Mirrors are a key element of the Gothic, symbolising: identity, sense of self, vanity, worldliness, sensuality - or an ethereal, ghostly other-world. For the Lady of Shallott they symbolise her isolation - cursed, she can only see the real world through a mirror which she weaves in a web. A mirror can be a door to an alternate reality.
In some texts, mirrors show us our true selves. In others, it's no more than a pale, cold image - with nothing behind the surface. Mirrors can be magical or literal - showing us things we'd rather not see, like ageing, corruption, desire, lust.
Where vampires are concerned, mirrors test humanity: for a vampire to be seen is to become human.
from 'The Lady of Shallott', Alfred Tennyson, (1842)
And moving thro' a mirror clear
That hangs before her all the year,
Shadows of the world appear.
And sometimes thro' the mirror blue
The knights come riding two and two:
She hath no loyal knight and true,
The Lady of Shalott.
But in her web she still delights
To weave the mirror's magic sights,
"I am half sick of shadows," said
The Lady of Shalott.
She left the web, she left the loom,
She made three paces thro' the room,
She saw the water-lily bloom,
She saw the helmet and the plume,
She look'd down to Camelot.
Out flew the web and floated wide;
The mirror crack'd from side to side;
"The curse is come upon me," cried
The Lady of Shalott.
from Dracula, Bram Stoker, (1897)
I had hung my shaving glass by the window, and was just beginning to shave. Suddenly I felt a hand on my shoulder, and heard the Count's voice saying to me, "Good morning." I started, for it amazed me that I had not seen him, since the reflection of the glass covered the whole room behind me. In starting I had cut myself slightly, but did not notice it at the moment. Having answered the Count's salutation, I turned to the glass again to see how I had been mistaken. This time there could be no error, for the man was close to me, and I could see him over my shoulder. But there was no reflection of him in the mirror! The whole room behind me was displayed, but there was no sign of a man in it, except myself.
"Take care," he said, "take care how you cut yourself. It is more dangerous that you think in this country." Then seizing the shaving glass, he went on, "And this is the wretched thing that has done the mischief. It is a foul bauble of man's vanity. Away with it!" And opening the window with one wrench of his terrible hand, he flung out the glass, which was shattered into a thousand pieces on the stones of the courtyard far below.
from Jekyll and Hyde, Robert Louis Stevenson, (1886)
Next, in the course of their review of the chamber, the searchers came to the cheval-glass, into whose depths they looked with an involuntary horror. But it was so turned as to show them nothing but the rosy glow playing on the roof, the fire sparkling in a hundred repetitions along the glazed front of the presses, and their own pale and fearful countenances stooping to look in.

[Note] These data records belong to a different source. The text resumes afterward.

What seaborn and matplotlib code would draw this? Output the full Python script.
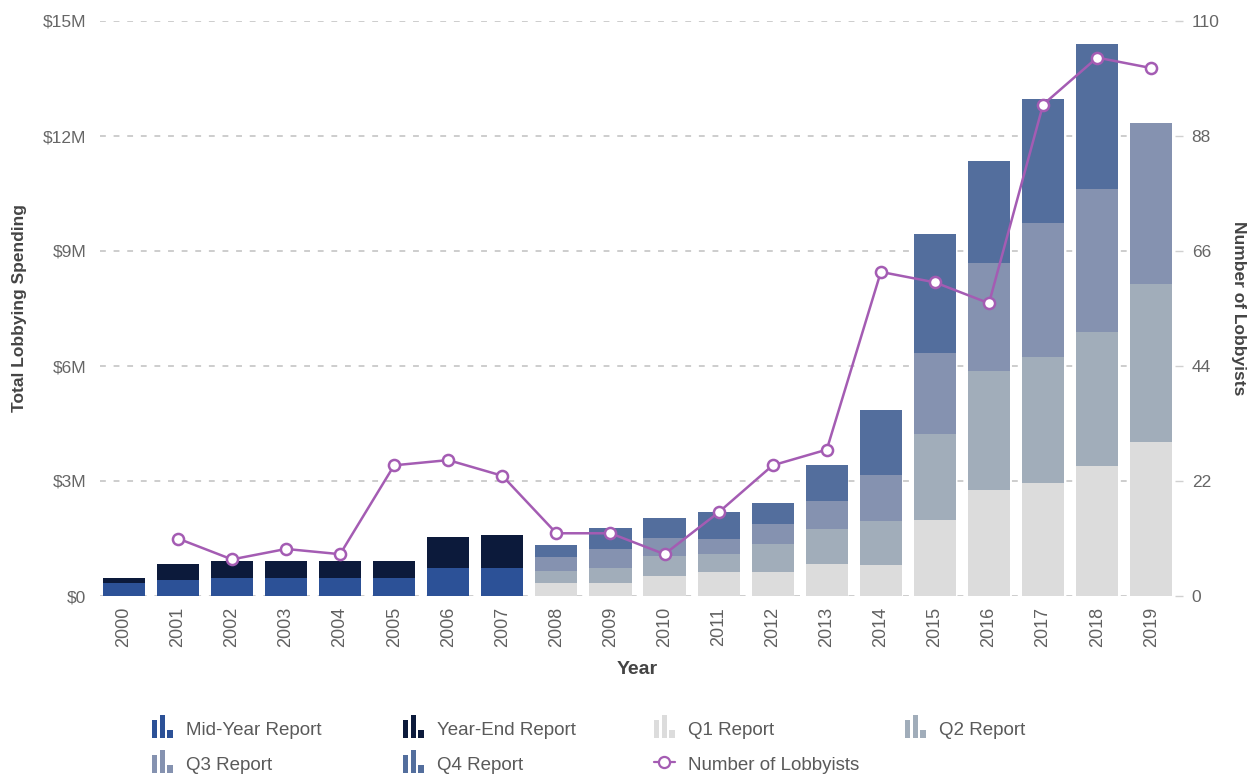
import numpy as np
import matplotlib
matplotlib.use("Agg")
import matplotlib.pyplot as plt
import seaborn as sns
from matplotlib.patches import Patch, Rectangle
from matplotlib.lines import Line2D
from matplotlib.legend_handler import HandlerBase

# ------------------------------
# data (spending in $M)
# ------------------------------
years = ["2000", "2001", "2002", "2003", "2004", "2005", "2006", "2007", "2008", "2009",
         "2010", "2011", "2012", "2013", "2014", "2015", "2016", "2017", "2018", "2019"]

mid_year = [0.35, 0.42, 0.48, 0.48, 0.48, 0.48, 0.74, 0.74, 0, 0,
            0, 0, 0, 0, 0, 0, 0, 0, 0, 0]
year_end = [0.12, 0.42, 0.43, 0.43, 0.43, 0.43, 0.80, 0.85, 0, 0,
            0, 0, 0, 0, 0, 0, 0, 0, 0, 0]
q1 = [0, 0, 0, 0, 0, 0, 0, 0, 0.35, 0.35,
      0.52, 0.63, 0.63, 0.84, 0.80, 1.99, 2.77, 2.95, 3.39, 4.01]
q2 = [0, 0, 0, 0, 0, 0, 0, 0, 0.30, 0.37,
      0.52, 0.47, 0.72, 0.90, 1.16, 2.24, 3.10, 3.29, 3.50, 4.12]
q3 = [0, 0, 0, 0, 0, 0, 0, 0, 0.38, 0.50,
      0.48, 0.40, 0.54, 0.74, 1.19, 2.10, 2.82, 3.48, 3.73, 4.22]
q4 = [0, 0, 0, 0, 0, 0, 0, 0, 0.30, 0.55,
      0.51, 0.69, 0.54, 0.94, 1.70, 3.12, 2.67, 3.25, 3.78, 0]

lobbyists = [np.nan, 11, 7, 9, 8, 25, 26, 23, 12, 12,
             8, 16, 25, 28, 62, 60, 56, 94, 103, 101]

layer_names = ["Mid-Year Report", "Year-End Report", "Q1 Report", "Q2 Report", "Q3 Report", "Q4 Report"]
layer_colors = ["#2c5197", "#0c1a3b", "#dcdcdc", "#a1adba", "#8592b0", "#536e9d"]
line_color = "#a45cb3"

left_ticks = [0, 3, 6, 9, 12, 15]
left_labels = ["$0", "$3M", "$6M", "$9M", "$12M", "$15M"]
right_ticks = [0, 22, 44, 66, 88, 110]

# ------------------------------
# style
# ------------------------------
sns.set_style("white")
plt.rcParams["font.family"] = ["Liberation Sans", "DejaVu Sans"]

fig = plt.figure(figsize=(12.58, 7.78), dpi=100)
ax = fig.add_axes([100 / 1258, 1 - 596 / 778, 1075 / 1258, 575 / 778])

# stacked bars: draw cumulative totals from the top layer down
cum = np.cumsum(np.array([mid_year, year_end, q1, q2, q3, q4]), axis=0)
for i in reversed(range(len(layer_names))):
    sns.barplot(x=years, y=cum[i], order=years, color=layer_colors[i], saturation=1,
                width=0.78, errorbar=None, ax=ax, zorder=2, linewidth=0)

ax.set_ylim(0, 15)
ax.set_yticks(left_ticks)
ax.set_yticklabels(left_labels)
ax.yaxis.grid(True, color="#cdcdcd", linestyle=(0, (3, 4)), linewidth=1.4, zorder=0)
ax.set_axisbelow(True)
ax.tick_params(axis="y", length=0, pad=10, labelsize=12.5, labelcolor="#666666")
ax.tick_params(axis="x", length=0, pad=8, labelsize=13, labelcolor="#606060", labelrotation=90)
ax.set_ylabel("Total Lobbying Spending", fontsize=12.5, fontweight="bold", color="#444444")
ax.yaxis.set_label_coords(-0.068, 0.5)
sns.despine(ax=ax, left=True, bottom=True)

# lobbyists line
ax2 = ax.twinx()
sns.pointplot(x=years, y=lobbyists, order=years, ax=ax2, color=line_color,
              markers="o", errorbar=None, linewidth=1.8, markersize=8,
              markerfacecolor="white", markeredgecolor=line_color, markeredgewidth=1.8)
ax2.set_ylim(0, 110)
ax2.set_yticks(right_ticks)
ax2.tick_params(axis="y", length=6, width=1, color="#d0d0d0", pad=6, labelsize=12.5, labelcolor="#666666")
ax2.set_ylabel("Number of Lobbyists", fontsize=12.5, fontweight="bold", color="#444444", rotation=270)
ax2.yaxis.set_label_coords(1.066, 0.5)
ax2.grid(False)
for s in ax2.spines.values():
    s.set_visible(False)
ax.set_xlim(-0.44, 19.44)
ax2.set_xlim(-0.44, 19.44)
ax.set_xlabel("Year", fontsize=14, fontweight="bold", color="#444444", labelpad=10)
ax2.set_xlabel("")


# ------------------------------
# legend with little bar-chart icons
# ------------------------------
class BarIcon(HandlerBase):
    def create_artists(self, legend, orig_handle, xdescent, ydescent, width, height, fontsize, trans):
        c = orig_handle.get_facecolor()
        bw = width / 3.8
        out = []
        for k, h in enumerate([0.85, 1.1, 0.4]):
            r = Rectangle((-xdescent + k * bw * 1.4, -ydescent - 1), bw, h * height * 1.25,
                          facecolor=c, edgecolor="none", transform=trans)
            out.append(r)
        return out


handles = {n: Patch(facecolor=c, label=n) for n, c in zip(layer_names, layer_colors)}
line_handle = Line2D([0], [0], color=line_color, marker="o", markerfacecolor="white",
                     markeredgecolor=line_color, markersize=8, markeredgewidth=1.6, linewidth=1.6)

columns = [
    ([handles["Mid-Year Report"], handles["Q3 Report"]], ["Mid-Year Report", "Q3 Report"]),
    ([handles["Year-End Report"], handles["Q4 Report"]], ["Year-End Report", "Q4 Report"]),
    ([handles["Q1 Report"], line_handle], ["Q1 Report", "Number of Lobbyists"]),
    ([handles["Q2 Report"]], ["Q2 Report"]),
]
col_x = [152, 403, 654, 905]
for (hs, ls), x in zip(columns, col_x):
    fig.legend(hs, ls, loc="upper left", bbox_to_anchor=(x / 1258, 1 - 720 / 778),
               frameon=False, fontsize=13.5, labelcolor="#5a5a5a",
               handlelength=1.1, handleheight=1.0, handletextpad=0.7,
               labelspacing=0.85, borderpad=0, borderaxespad=0,
               handler_map={Patch: BarIcon()})

fig.savefig("out.png", dpi=100)
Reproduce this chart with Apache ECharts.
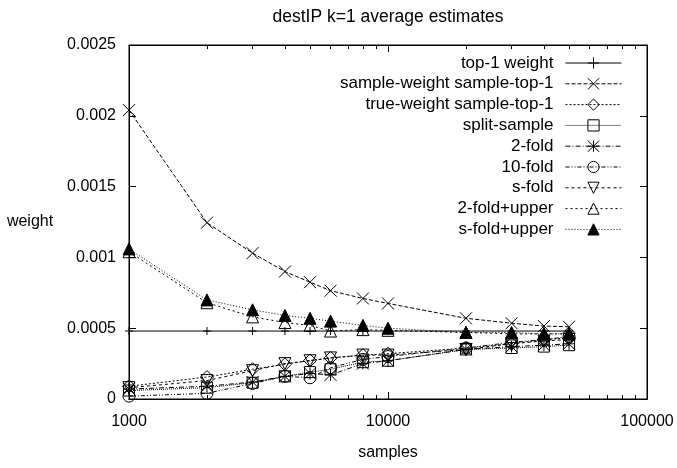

"This glass has seen some strange things, sir," whispered
"And surely none stranger than itself," echoed the lawyer in
the same tones.
'Mirror', Sylvia Plath, (1961)
I am silver and exact. I have no preconceptions.
What ever you see I swallow immediately
Just as it is, unmisted by love or dislike.
I am not cruel, only truthful---
The eye of a little god, four-cornered.
Most of the time I meditate on the opposite wall.
It is pink, with speckles. I have looked at it so long
I think it is a part of my heart. But it flickers.
Faces and darkness separate us over and over.
Now I am a lake. A woman bends over me,
Searching my reaches for what she really is.
Then she turns to those liars, the candles or the moon.
I see her back, and reflect it faithfully.
She rewards me with tears and an agitation of hands.
I am important to her. She comes and goes.
Each morning it is her face that replaces the darkness.
In me she has drowned a young girl, and in me an old womanRises toward her day after day, like a terrible fish.
from 'The Bloody Chamber'
When I saw him look at me with lust, I dropped my eyes but, in glancing away from him, I caught sight of myself in the mirror. And I saw myself, suddenly, as he saw me, my pale face, the way the muscles in my neck stuck out like thin wire. I saw how much that cruel necklace became me. And, for the first time in my innocent and confined life, I sensed in myself a potentiality for corruption that took my breath away.
from 'Wolf Alice'
In the course of these prowlings, she bumped against that mirror over whose surface the Duke passed like a wind on ice.
First, she tried to nuzzle her reflection; then, nosing it industriously, she soon realized it gave out no smell. She bruised her muzzle on the cold glass... She saw, with irritation, then amusement, how it mimicked every gesture of hers ... She rubbed her head against her reflected face, to show that she felt friendly towards it, and felt a cool, solid, immovable surface between herself and she -- some kind, possibly, of invisible cage? In spite of this barrier, she was lonely enough to ask this creature to try to play with her
The moonlight spilled into the Duke's motionless bedroom from behind a cloud and she saw how pale this wolf, not-wolf who played with her was. The moon and mirrors have this much in common: you cannot see behind them.